-- Dataset extract start --

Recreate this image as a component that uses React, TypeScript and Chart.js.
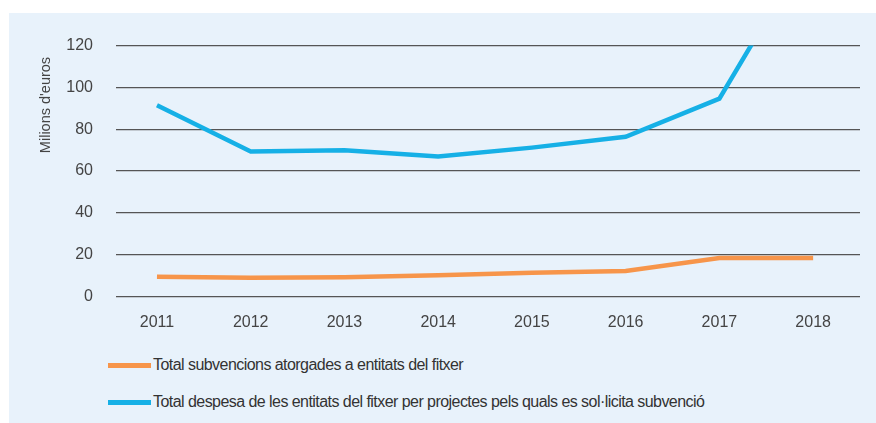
import React, { useEffect, useRef } from "react";
import { Chart, registerables } from "chart.js";

Chart.register(...registerables);

const years = [2011, 2012, 2013, 2014, 2015, 2016, 2017, 2018];
const subvencions = [9.4, 9.0, 9.2, 10.2, 11.3, 12.2, 18.4, 18.4];
const despesa = [91.5, 69.3, 70.0, 67.0, 71.2, 76.4, 94.6, 170];
const yTicks = [0, 20, 40, 60, 80, 100, 120];

const seriesNames = [
  "Total subvencions atorgades a entitats del fitxer",
  "Total despesa de les entitats del fitxer per projectes pels quals es sol·licita subvenció",
];
const ORANGE = "#f7954a";
const BLUE = "#16b0e6";
const FONT = "'Liberation Sans', Arial, sans-serif";

export default function App() {
  const ref = useRef<HTMLCanvasElement | null>(null);

  useEffect(() => {
    if (!ref.current) return;
    const chart = new Chart(ref.current, {
      type: "line",
      data: {
        datasets: [
          {
            label: seriesNames[0],
            data: years.map((y, i) => ({ x: y, y: subvencions[i] })),
            borderColor: ORANGE,
            backgroundColor: ORANGE,
            borderWidth: 4.5,
            pointRadius: 0,
            tension: 0,
            clip: { left: 5, right: 5, top: 0, bottom: 5 } as any,
          },
          {
            label: seriesNames[1],
            data: years.map((y, i) => ({ x: y, y: despesa[i] })),
            borderColor: BLUE,
            backgroundColor: BLUE,
            borderWidth: 4.5,
            pointRadius: 0,
            tension: 0,
            clip: { left: 5, right: 5, top: 0, bottom: 5 } as any,
          },
        ],
      },
      options: {
        animation: false,
        responsive: true,
        maintainAspectRatio: false,
        layout: { padding: { top: 29, right: 16, left: 0, bottom: 0 } },
        plugins: { legend: { display: false }, tooltip: { enabled: false } },
        scales: {
          x: {
            type: "linear",
            min: 2010.563,
            max: 2018.5,
            grid: { display: false, drawTicks: false },
            border: { display: false },
            afterFit: (s: any) => {
              s.height = 43.5;
            },
            ticks: {
              stepSize: 1,
              includeBounds: false,
              padding: 16,
              color: "#444",
              font: { family: FONT, size: 16 },
              callback: (v: any) => String(v),
            },
          },
          y: {
            min: 0,
            max: 120,
            grid: { color: "#555", lineWidth: 1.3, drawTicks: false },
            border: { display: false },
            afterFit: (s: any) => {
              s.width = 107;
            },
            afterBuildTicks: (s: any) => {
              s.ticks = yTicks.map((v) => ({ value: v }));
            },
            ticks: {
              padding: 23,
              color: "#444",
              font: { family: FONT, size: 16 },
            },
          },
        },
      },
    });
    return () => chart.destroy();
  }, []);

  const legendRow = (color: string, text: string, top: number) => (
    <div
      style={{
        position: "absolute",
        left: 99,
        top: top - 10,
        height: 20,
        display: "flex",
        alignItems: "center",
        whiteSpace: "nowrap",
      }}
    >
      <div style={{ width: 43, height: 5, background: color, marginRight: 2 }} />
      <span style={{ fontFamily: FONT, fontSize: 16, color: "#333", letterSpacing: -0.55 }}>{text}</span>
    </div>
  );

  return (
    <div
      style={{
        position: "absolute",
        left: 9,
        top: 13,
        width: 867,
        height: 410,
        background: "#e8f2fb",
        overflow: "hidden",
      }}
    >
      <div style={{ position: "absolute", left: 0, top: 0, width: 867, height: 327 }}>
        <canvas ref={ref} />
      </div>
      <div
        style={{
          position: "absolute",
          left: 36 - 60,
          top: 92 - 10,
          width: 120,
          height: 20,
          lineHeight: "20px",
          textAlign: "center",
          transform: "rotate(-90deg)",
          fontFamily: FONT,
          fontSize: 14.5,
          color: "#444",
          whiteSpace: "nowrap",
        }}
      >
        Milions d'euros
      </div>
      {legendRow(ORANGE, seriesNames[0], 352)}
      {legendRow(BLUE, seriesNames[1], 389)}
    </div>
  );
}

-- Dataset extract end --

- _Description of the task_
Reproduce each line exactly as it appears, omitting the pictures.

- _Exercise answer_
Recreate this image as a component that uses React, TypeScript and Chart.js.
import React, { useEffect, useRef } from "react";
import { Chart, registerables } from "chart.js";

Chart.register(...registerables);

const years = [2011, 2012, 2013, 2014, 2015, 2016, 2017, 2018];
const subvencions = [9.4, 9.0, 9.2, 10.2, 11.3, 12.2, 18.4, 18.4];
const despesa = [91.5, 69.3, 70.0, 67.0, 71.2, 76.4, 94.6, 170];
const yTicks = [0, 20, 40, 60, 80, 100, 120];

const seriesNames = [
  "Total subvencions atorgades a entitats del fitxer",
  "Total despesa de les entitats del fitxer per projectes pels quals es sol·licita subvenció",
];
const ORANGE = "#f7954a";
const BLUE = "#16b0e6";
const FONT = "'Liberation Sans', Arial, sans-serif";

export default function App() {
  const ref = useRef<HTMLCanvasElement | null>(null);

  useEffect(() => {
    if (!ref.current) return;
    const chart = new Chart(ref.current, {
      type: "line",
      data: {
        datasets: [
          {
            label: seriesNames[0],
            data: years.map((y, i) => ({ x: y, y: subvencions[i] })),
            borderColor: ORANGE,
            backgroundColor: ORANGE,
            borderWidth: 4.5,
            pointRadius: 0,
            tension: 0,
            clip: { left: 5, right: 5, top: 0, bottom: 5 } as any,
          },
          {
            label: seriesNames[1],
            data: years.map((y, i) => ({ x: y, y: despesa[i] })),
            borderColor: BLUE,
            backgroundColor: BLUE,
            borderWidth: 4.5,
            pointRadius: 0,
            tension: 0,
            clip: { left: 5, right: 5, top: 0, bottom: 5 } as any,
          },
        ],
      },
      options: {
        animation: false,
        responsive: true,
        maintainAspectRatio: false,
        layout: { padding: { top: 29, right: 16, left: 0, bottom: 0 } },
        plugins: { legend: { display: false }, tooltip: { enabled: false } },
        scales: {
          x: {
            type: "linear",
            min: 2010.563,
            max: 2018.5,
            grid: { display: false, drawTicks: false },
            border: { display: false },
            afterFit: (s: any) => {
              s.height = 43.5;
            },
            ticks: {
              stepSize: 1,
              includeBounds: false,
              padding: 16,
              color: "#444",
              font: { family: FONT, size: 16 },
              callback: (v: any) => String(v),
            },
          },
          y: {
            min: 0,
            max: 120,
            grid: { color: "#555", lineWidth: 1.3, drawTicks: false },
            border: { display: false },
            afterFit: (s: any) => {
              s.width = 107;
            },
            afterBuildTicks: (s: any) => {
              s.ticks = yTicks.map((v) => ({ value: v }));
            },
            ticks: {
              padding: 23,
              color: "#444",
              font: { family: FONT, size: 16 },
            },
          },
        },
      },
    });
    return () => chart.destroy();
  }, []);

  const legendRow = (color: string, text: string, top: number) => (
    <div
      style={{
        position: "absolute",
        left: 99,
        top: top - 10,
        height: 20,
        display: "flex",
        alignItems: "center",
        whiteSpace: "nowrap",
      }}
    >
      <div style={{ width: 43, height: 5, background: color, marginRight: 2 }} />
      <span style={{ fontFamily: FONT, fontSize: 16, color: "#333", letterSpacing: -0.55 }}>{text}</span>
    </div>
  );

  return (
    <div
      style={{
        position: "absolute",
        left: 9,
        top: 13,
        width: 867,
        height: 410,
        background: "#e8f2fb",
        overflow: "hidden",
      }}
    >
      <div style={{ position: "absolute", left: 0, top: 0, width: 867, height: 327 }}>
        <canvas ref={ref} />
      </div>
      <div
        style={{
          position: "absolute",
          left: 36 - 60,
          top: 92 - 10,
          width: 120,
          height: 20,
          lineHeight: "20px",
          textAlign: "center",
          transform: "rotate(-90deg)",
          fontFamily: FONT,
          fontSize: 14.5,
          color: "#444",
          whiteSpace: "nowrap",
        }}
      >
        Milions d'euros
      </div>
      {legendRow(ORANGE, seriesNames[0], 352)}
      {legendRow(BLUE, seriesNames[1], 389)}
    </div>
  );
}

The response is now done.